Reflecting on the Chancellor’s Autumn Statement – Jim Steer, Director, Greengauge 21 discusses the issues that could be relevant for HS2:
There are a two items tucked into the Chancellor’s Autumn Statement that don’t immediately have obvious implications for HS2. But they actually represent important opportunities for making the case for HS2 even stronger than it already is. The Chancellor made the welcome announcement of capping regulated fares in 2014 in line with the Retail Prices Index. This ends the decade of inflation busting regulated fare increases first introduced under the Labour Government.

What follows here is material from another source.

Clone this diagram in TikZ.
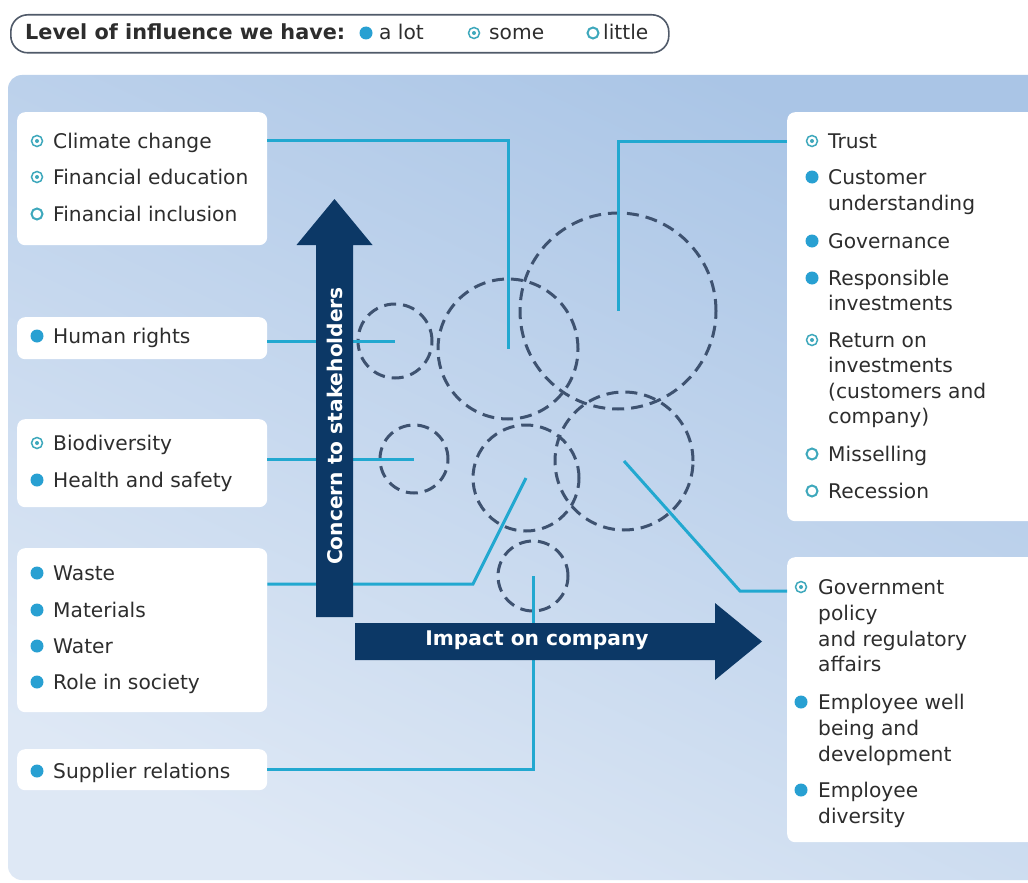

There can be no guarantees about rail fares policies in subsequent years but increases in line with RPI will represent the ‘new normal’ and it will be politically much harder to re-invoke across-the-board real terms rail fare increases. What has that got to do with HS2? All the analysis to date on HS2 is that rail fares including those on HS2 will rise at above the level of inflation. Above inflationary fare increases of course have a suppressing impact on demand. If fares instead rise in line with inflation, this will mean higher projections of the demand for rail travel and also increase the forecast demand on HS2. That brings forward the capacity crunch on the railways and the case for action.
The Chancellor also announced there will be a study into southern rail access to Heathrow. This is in response to recommendations made by Sir Howard Davies’s Airports Commission. Greengauge 21 set out in our 2010 report, the Heathrow Opportunity, how a southern rail access can hugely improve the economics of a link into Heathrow from HS2 and the national high speed rail network. Combining a connection from HS2 and a new southern rail access would make it possible to link high speed trains from Manchester and Leeds and the North East and Scotland through Heathrow to the South West Main Line and then onwards to places like Portsmouth and Southampton and Brighton and Bournemouth.
In effect, this would put Heathrow on to the national Cross Country network, taking advantage of the much shortened journey times of HS2. The case for the HS2 link to Heathrow would not then solely depend on Heathrow originating traffic. This proposal has similarities with the approach adopted in France (at Paris CDG Airport), in Germany (at Frankfurt Airport) and the Netherlands (at Schiphol Airport) – all rival European hub airports that are on their respective national high-speed rail networks, served by through trains.
Combined with the new western access to the Great Western Line, this would create the surface rail hub that would help ensure maximum value from Heathrow’s air connectivity for the wider nation, not just London. And it means there could be a real alternative to ever increasing use of the M25, and M3/M4/M40/M1 motorways. And it would also mean all the more value out of HS2.